- [Goal]:
Copy only this: the line containing "Emit a Python", the line containing "ax = fig.add_axes([0.158, 0.142, 0.830, 0.805])", and every line between them, exactly as written.

--- start Exercise materials ---

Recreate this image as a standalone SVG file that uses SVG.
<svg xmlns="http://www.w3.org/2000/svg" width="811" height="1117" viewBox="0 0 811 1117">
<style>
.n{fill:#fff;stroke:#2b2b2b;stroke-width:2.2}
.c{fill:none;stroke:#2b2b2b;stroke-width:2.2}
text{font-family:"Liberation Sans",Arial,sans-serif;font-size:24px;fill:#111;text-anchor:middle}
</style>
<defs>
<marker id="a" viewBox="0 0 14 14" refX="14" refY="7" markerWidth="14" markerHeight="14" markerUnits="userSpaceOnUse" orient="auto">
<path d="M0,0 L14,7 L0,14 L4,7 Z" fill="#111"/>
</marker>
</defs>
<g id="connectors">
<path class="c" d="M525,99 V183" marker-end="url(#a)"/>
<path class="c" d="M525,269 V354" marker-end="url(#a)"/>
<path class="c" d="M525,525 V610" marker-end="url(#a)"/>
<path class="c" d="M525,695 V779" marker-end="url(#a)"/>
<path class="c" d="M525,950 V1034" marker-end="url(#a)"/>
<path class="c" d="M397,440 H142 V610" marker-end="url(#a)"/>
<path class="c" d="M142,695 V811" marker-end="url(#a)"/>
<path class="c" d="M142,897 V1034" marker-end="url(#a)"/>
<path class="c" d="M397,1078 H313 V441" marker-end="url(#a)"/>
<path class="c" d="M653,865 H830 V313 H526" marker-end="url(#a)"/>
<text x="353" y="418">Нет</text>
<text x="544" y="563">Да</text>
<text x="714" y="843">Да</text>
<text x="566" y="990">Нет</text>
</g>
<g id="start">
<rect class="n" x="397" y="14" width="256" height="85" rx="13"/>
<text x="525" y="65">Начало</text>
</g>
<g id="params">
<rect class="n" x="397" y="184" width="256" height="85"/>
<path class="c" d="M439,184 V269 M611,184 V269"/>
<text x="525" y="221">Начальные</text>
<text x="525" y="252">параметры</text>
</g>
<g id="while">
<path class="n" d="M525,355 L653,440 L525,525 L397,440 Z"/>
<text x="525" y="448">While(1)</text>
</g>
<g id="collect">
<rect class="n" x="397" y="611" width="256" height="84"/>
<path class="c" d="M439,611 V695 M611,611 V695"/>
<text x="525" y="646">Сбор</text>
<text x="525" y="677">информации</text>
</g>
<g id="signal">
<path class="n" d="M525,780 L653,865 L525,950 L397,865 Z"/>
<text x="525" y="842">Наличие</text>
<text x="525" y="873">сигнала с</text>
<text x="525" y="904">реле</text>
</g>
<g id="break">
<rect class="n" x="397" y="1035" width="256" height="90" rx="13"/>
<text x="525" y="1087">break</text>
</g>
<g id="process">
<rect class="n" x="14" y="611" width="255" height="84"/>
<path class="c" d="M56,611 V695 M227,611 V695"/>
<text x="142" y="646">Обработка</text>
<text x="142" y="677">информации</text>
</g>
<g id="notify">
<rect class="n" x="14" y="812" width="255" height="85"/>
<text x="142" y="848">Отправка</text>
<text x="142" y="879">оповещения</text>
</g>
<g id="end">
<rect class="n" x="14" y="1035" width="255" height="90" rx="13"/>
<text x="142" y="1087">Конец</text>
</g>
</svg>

--- end Exercise materials ---
--- start Exercise materials ---

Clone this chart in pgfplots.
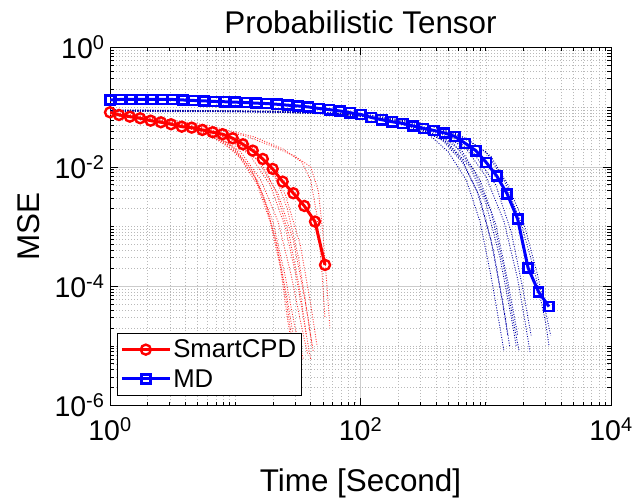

--- end Exercise materials ---
--- start Exercise materials ---

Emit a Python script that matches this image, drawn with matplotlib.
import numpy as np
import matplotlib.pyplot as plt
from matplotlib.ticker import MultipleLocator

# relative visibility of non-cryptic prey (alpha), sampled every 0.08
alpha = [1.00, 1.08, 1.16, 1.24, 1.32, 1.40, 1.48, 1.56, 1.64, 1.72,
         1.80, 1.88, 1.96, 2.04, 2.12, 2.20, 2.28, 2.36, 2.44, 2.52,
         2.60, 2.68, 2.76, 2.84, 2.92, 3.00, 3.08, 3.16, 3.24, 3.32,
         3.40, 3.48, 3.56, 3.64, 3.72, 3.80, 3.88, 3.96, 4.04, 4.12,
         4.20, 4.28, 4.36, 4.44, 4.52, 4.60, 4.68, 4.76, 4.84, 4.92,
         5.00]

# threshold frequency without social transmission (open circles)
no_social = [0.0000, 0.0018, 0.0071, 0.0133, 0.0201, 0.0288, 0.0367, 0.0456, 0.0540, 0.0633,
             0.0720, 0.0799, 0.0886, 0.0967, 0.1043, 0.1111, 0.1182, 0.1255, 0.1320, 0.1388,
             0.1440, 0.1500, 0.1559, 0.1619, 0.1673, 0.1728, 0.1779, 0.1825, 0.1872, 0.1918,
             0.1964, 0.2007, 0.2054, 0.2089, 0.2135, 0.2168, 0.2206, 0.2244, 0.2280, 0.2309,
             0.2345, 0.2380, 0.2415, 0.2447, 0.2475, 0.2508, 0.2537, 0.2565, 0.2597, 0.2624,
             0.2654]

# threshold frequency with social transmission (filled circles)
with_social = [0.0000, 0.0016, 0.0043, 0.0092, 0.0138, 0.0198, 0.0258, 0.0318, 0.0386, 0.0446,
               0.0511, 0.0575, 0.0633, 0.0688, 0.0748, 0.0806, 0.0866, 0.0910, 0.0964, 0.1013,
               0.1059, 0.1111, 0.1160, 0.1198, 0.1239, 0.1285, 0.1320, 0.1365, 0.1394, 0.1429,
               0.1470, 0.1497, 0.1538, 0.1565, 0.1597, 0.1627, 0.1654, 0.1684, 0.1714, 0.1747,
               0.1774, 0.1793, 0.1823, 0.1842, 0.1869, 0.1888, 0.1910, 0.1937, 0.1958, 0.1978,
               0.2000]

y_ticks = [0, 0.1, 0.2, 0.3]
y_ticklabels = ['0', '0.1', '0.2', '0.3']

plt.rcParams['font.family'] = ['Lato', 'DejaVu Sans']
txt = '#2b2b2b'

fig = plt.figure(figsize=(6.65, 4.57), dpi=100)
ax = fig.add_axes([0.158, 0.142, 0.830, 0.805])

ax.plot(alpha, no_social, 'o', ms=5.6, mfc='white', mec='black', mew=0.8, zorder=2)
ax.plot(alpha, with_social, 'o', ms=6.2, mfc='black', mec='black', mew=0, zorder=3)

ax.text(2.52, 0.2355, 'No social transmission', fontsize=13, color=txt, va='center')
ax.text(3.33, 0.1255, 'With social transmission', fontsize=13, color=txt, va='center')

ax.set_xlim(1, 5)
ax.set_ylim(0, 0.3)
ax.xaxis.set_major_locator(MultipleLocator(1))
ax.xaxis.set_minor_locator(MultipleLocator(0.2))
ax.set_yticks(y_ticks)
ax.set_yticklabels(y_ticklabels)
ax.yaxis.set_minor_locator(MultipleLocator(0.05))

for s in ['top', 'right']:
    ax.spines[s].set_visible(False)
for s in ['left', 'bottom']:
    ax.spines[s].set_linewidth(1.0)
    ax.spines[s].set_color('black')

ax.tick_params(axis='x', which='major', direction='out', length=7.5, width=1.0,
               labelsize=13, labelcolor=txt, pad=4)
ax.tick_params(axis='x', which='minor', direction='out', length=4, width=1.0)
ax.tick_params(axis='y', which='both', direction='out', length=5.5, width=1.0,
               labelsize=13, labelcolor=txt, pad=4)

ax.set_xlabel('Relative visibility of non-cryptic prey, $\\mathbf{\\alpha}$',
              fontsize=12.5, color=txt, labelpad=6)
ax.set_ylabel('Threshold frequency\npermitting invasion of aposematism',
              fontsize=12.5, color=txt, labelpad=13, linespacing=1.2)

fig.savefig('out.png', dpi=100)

--- end Exercise materials ---

- [Exercise response]:
Emit a Python script that matches this image, drawn with matplotlib.
import numpy as np
import matplotlib.pyplot as plt
from matplotlib.ticker import MultipleLocator

# relative visibility of non-cryptic prey (alpha), sampled every 0.08
alpha = [1.00, 1.08, 1.16, 1.24, 1.32, 1.40, 1.48, 1.56, 1.64, 1.72,
         1.80, 1.88, 1.96, 2.04, 2.12, 2.20, 2.28, 2.36, 2.44, 2.52,
         2.60, 2.68, 2.76, 2.84, 2.92, 3.00, 3.08, 3.16, 3.24, 3.32,
         3.40, 3.48, 3.56, 3.64, 3.72, 3.80, 3.88, 3.96, 4.04, 4.12,
         4.20, 4.28, 4.36, 4.44, 4.52, 4.60, 4.68, 4.76, 4.84, 4.92,
         5.00]

# threshold frequency without social transmission (open circles)
no_social = [0.0000, 0.0018, 0.0071, 0.0133, 0.0201, 0.0288, 0.0367, 0.0456, 0.0540, 0.0633,
             0.0720, 0.0799, 0.0886, 0.0967, 0.1043, 0.1111, 0.1182, 0.1255, 0.1320, 0.1388,
             0.1440, 0.1500, 0.1559, 0.1619, 0.1673, 0.1728, 0.1779, 0.1825, 0.1872, 0.1918,
             0.1964, 0.2007, 0.2054, 0.2089, 0.2135, 0.2168, 0.2206, 0.2244, 0.2280, 0.2309,
             0.2345, 0.2380, 0.2415, 0.2447, 0.2475, 0.2508, 0.2537, 0.2565, 0.2597, 0.2624,
             0.2654]

# threshold frequency with social transmission (filled circles)
with_social = [0.0000, 0.0016, 0.0043, 0.0092, 0.0138, 0.0198, 0.0258, 0.0318, 0.0386, 0.0446,
               0.0511, 0.0575, 0.0633, 0.0688, 0.0748, 0.0806, 0.0866, 0.0910, 0.0964, 0.1013,
               0.1059, 0.1111, 0.1160, 0.1198, 0.1239, 0.1285, 0.1320, 0.1365, 0.1394, 0.1429,
               0.1470, 0.1497, 0.1538, 0.1565, 0.1597, 0.1627, 0.1654, 0.1684, 0.1714, 0.1747,
               0.1774, 0.1793, 0.1823, 0.1842, 0.1869, 0.1888, 0.1910, 0.1937, 0.1958, 0.1978,
               0.2000]

y_ticks = [0, 0.1, 0.2, 0.3]
y_ticklabels = ['0', '0.1', '0.2', '0.3']

plt.rcParams['font.family'] = ['Lato', 'DejaVu Sans']
txt = '#2b2b2b'

fig = plt.figure(figsize=(6.65, 4.57), dpi=100)
ax = fig.add_axes([0.158, 0.142, 0.830, 0.805])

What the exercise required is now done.